## Instructions to follow:
Retype the listing that follows, word for word.

## Records shown:
▼▼▼

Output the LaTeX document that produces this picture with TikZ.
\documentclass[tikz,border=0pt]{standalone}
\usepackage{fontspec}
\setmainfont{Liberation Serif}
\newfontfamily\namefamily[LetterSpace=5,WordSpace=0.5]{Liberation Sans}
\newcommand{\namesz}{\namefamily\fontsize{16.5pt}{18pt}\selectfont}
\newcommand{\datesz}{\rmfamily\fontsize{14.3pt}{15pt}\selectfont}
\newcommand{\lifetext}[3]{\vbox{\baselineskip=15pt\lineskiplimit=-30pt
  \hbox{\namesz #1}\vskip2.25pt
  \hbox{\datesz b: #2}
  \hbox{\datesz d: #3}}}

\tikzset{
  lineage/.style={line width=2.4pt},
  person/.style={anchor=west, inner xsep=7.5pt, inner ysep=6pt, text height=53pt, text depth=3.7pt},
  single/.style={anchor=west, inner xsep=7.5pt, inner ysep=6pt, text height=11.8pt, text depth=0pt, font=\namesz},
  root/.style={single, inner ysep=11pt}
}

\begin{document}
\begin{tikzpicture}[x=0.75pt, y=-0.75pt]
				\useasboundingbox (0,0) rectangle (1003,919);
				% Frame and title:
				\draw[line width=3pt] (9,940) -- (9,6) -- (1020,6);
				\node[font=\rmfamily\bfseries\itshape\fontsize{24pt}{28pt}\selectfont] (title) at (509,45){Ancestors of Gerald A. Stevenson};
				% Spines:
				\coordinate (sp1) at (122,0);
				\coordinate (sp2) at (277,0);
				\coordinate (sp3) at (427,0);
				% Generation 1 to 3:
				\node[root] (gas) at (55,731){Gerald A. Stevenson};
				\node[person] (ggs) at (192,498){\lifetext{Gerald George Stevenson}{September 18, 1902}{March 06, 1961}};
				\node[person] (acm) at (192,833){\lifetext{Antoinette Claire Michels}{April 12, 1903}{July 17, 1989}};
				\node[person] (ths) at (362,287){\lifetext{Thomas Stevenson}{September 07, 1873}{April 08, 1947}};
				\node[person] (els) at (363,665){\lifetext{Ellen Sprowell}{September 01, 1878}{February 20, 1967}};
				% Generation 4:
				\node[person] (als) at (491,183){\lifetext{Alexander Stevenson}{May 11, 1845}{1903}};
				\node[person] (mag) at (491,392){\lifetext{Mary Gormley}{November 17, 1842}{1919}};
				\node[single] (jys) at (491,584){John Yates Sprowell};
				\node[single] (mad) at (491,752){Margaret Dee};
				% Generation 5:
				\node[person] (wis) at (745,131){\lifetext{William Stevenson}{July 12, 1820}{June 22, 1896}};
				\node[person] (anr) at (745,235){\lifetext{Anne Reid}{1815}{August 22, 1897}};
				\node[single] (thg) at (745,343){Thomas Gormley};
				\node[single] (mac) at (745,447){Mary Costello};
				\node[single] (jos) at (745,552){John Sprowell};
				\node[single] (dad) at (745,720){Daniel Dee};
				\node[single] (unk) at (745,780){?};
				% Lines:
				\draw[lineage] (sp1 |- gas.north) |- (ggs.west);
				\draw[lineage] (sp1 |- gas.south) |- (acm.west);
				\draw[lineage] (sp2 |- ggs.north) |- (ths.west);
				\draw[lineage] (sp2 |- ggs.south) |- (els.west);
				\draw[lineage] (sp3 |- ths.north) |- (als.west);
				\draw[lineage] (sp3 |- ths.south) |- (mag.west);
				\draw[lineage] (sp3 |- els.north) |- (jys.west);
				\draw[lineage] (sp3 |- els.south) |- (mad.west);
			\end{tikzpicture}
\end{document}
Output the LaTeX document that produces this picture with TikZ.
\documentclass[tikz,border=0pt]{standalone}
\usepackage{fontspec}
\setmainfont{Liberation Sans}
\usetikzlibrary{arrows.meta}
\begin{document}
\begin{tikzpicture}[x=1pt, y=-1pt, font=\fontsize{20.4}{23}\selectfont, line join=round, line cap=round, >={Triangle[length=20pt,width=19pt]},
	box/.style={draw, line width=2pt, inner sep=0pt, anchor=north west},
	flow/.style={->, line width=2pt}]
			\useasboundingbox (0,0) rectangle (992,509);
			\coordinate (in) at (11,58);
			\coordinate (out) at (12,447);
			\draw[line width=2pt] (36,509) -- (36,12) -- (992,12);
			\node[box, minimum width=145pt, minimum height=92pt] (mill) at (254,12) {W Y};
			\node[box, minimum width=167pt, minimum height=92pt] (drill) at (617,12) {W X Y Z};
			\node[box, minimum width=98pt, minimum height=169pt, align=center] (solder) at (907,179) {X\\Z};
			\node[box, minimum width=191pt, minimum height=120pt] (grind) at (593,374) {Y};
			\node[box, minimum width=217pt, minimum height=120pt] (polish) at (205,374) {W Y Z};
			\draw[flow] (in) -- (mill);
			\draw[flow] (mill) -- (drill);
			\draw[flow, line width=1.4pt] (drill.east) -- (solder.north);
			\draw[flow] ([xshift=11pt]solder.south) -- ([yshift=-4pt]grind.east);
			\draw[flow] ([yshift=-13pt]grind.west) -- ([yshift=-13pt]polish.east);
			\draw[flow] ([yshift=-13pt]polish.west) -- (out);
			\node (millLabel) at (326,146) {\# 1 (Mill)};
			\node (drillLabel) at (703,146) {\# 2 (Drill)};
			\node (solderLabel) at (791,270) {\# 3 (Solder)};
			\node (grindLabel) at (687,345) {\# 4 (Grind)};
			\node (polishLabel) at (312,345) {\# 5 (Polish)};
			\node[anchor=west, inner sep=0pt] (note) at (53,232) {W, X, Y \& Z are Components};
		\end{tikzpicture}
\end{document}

▲▲▲

## Reply:
Output the LaTeX document that produces this picture with TikZ.
\documentclass[tikz,border=0pt]{standalone}
\usepackage{fontspec}
\setmainfont{Liberation Serif}
\newfontfamily\namefamily[LetterSpace=5,WordSpace=0.5]{Liberation Sans}
\newcommand{\namesz}{\namefamily\fontsize{16.5pt}{18pt}\selectfont}
\newcommand{\datesz}{\rmfamily\fontsize{14.3pt}{15pt}\selectfont}
\newcommand{\lifetext}[3]{\vbox{\baselineskip=15pt\lineskiplimit=-30pt
  \hbox{\namesz #1}\vskip2.25pt
  \hbox{\datesz b: #2}
  \hbox{\datesz d: #3}}}

\tikzset{
  lineage/.style={line width=2.4pt},
  person/.style={anchor=west, inner xsep=7.5pt, inner ysep=6pt, text height=53pt, text depth=3.7pt},
  single/.style={anchor=west, inner xsep=7.5pt, inner ysep=6pt, text height=11.8pt, text depth=0pt, font=\namesz},
  root/.style={single, inner ysep=11pt}
}

\begin{document}
\begin{tikzpicture}[x=0.75pt, y=-0.75pt]
				\useasboundingbox (0,0) rectangle (1003,919);
				% Frame and title:
				\draw[line width=3pt] (9,940) -- (9,6) -- (1020,6);
				\node[font=\rmfamily\bfseries\itshape\fontsize{24pt}{28pt}\selectfont] (title) at (509,45){Ancestors of Gerald A. Stevenson};
				% Spines:
				\coordinate (sp1) at (122,0);
				\coordinate (sp2) at (277,0);
				\coordinate (sp3) at (427,0);
				% Generation 1 to 3:
				\node[root] (gas) at (55,731){Gerald A. Stevenson};
				\node[person] (ggs) at (192,498){\lifetext{Gerald George Stevenson}{September 18, 1902}{March 06, 1961}};
				\node[person] (acm) at (192,833){\lifetext{Antoinette Claire Michels}{April 12, 1903}{July 17, 1989}};
				\node[person] (ths) at (362,287){\lifetext{Thomas Stevenson}{September 07, 1873}{April 08, 1947}};
				\node[person] (els) at (363,665){\lifetext{Ellen Sprowell}{September 01, 1878}{February 20, 1967}};
				% Generation 4:
				\node[person] (als) at (491,183){\lifetext{Alexander Stevenson}{May 11, 1845}{1903}};
				\node[person] (mag) at (491,392){\lifetext{Mary Gormley}{November 17, 1842}{1919}};
				\node[single] (jys) at (491,584){John Yates Sprowell};
				\node[single] (mad) at (491,752){Margaret Dee};
				% Generation 5:
				\node[person] (wis) at (745,131){\lifetext{William Stevenson}{July 12, 1820}{June 22, 1896}};
				\node[person] (anr) at (745,235){\lifetext{Anne Reid}{1815}{August 22, 1897}};
				\node[single] (thg) at (745,343){Thomas Gormley};
				\node[single] (mac) at (745,447){Mary Costello};
				\node[single] (jos) at (745,552){John Sprowell};
				\node[single] (dad) at (745,720){Daniel Dee};
				\node[single] (unk) at (745,780){?};
				% Lines:
				\draw[lineage] (sp1 |- gas.north) |- (ggs.west);
				\draw[lineage] (sp1 |- gas.south) |- (acm.west);
				\draw[lineage] (sp2 |- ggs.north) |- (ths.west);
				\draw[lineage] (sp2 |- ggs.south) |- (els.west);
				\draw[lineage] (sp3 |- ths.north) |- (als.west);
				\draw[lineage] (sp3 |- ths.south) |- (mag.west);
				\draw[lineage] (sp3 |- els.north) |- (jys.west);
				\draw[lineage] (sp3 |- els.south) |- (mad.west);
			\end{tikzpicture}
\end{document}
Output the LaTeX document that produces this picture with TikZ.
\documentclass[tikz,border=0pt]{standalone}
\usepackage{fontspec}
\setmainfont{Liberation Sans}
\usetikzlibrary{arrows.meta}
\begin{document}
\begin{tikzpicture}[x=1pt, y=-1pt, font=\fontsize{20.4}{23}\selectfont, line join=round, line cap=round, >={Triangle[length=20pt,width=19pt]},
	box/.style={draw, line width=2pt, inner sep=0pt, anchor=north west},
	flow/.style={->, line width=2pt}]
			\useasboundingbox (0,0) rectangle (992,509);
			\coordinate (in) at (11,58);
			\coordinate (out) at (12,447);
			\draw[line width=2pt] (36,509) -- (36,12) -- (992,12);
			\node[box, minimum width=145pt, minimum height=92pt] (mill) at (254,12) {W Y};
			\node[box, minimum width=167pt, minimum height=92pt] (drill) at (617,12) {W X Y Z};
			\node[box, minimum width=98pt, minimum height=169pt, align=center] (solder) at (907,179) {X\\Z};
			\node[box, minimum width=191pt, minimum height=120pt] (grind) at (593,374) {Y};
			\node[box, minimum width=217pt, minimum height=120pt] (polish) at (205,374) {W Y Z};
			\draw[flow] (in) -- (mill);
			\draw[flow] (mill) -- (drill);
			\draw[flow, line width=1.4pt] (drill.east) -- (solder.north);
			\draw[flow] ([xshift=11pt]solder.south) -- ([yshift=-4pt]grind.east);
			\draw[flow] ([yshift=-13pt]grind.west) -- ([yshift=-13pt]polish.east);
			\draw[flow] ([yshift=-13pt]polish.west) -- (out);
			\node (millLabel) at (326,146) {\# 1 (Mill)};
			\node (drillLabel) at (703,146) {\# 2 (Drill)};
			\node (solderLabel) at (791,270) {\# 3 (Solder)};
			\node (grindLabel) at (687,345) {\# 4 (Grind)};
			\node (polishLabel) at (312,345) {\# 5 (Polish)};
			\node[anchor=west, inner sep=0pt] (note) at (53,232) {W, X, Y \& Z are Components};
		\end{tikzpicture}
\end{document}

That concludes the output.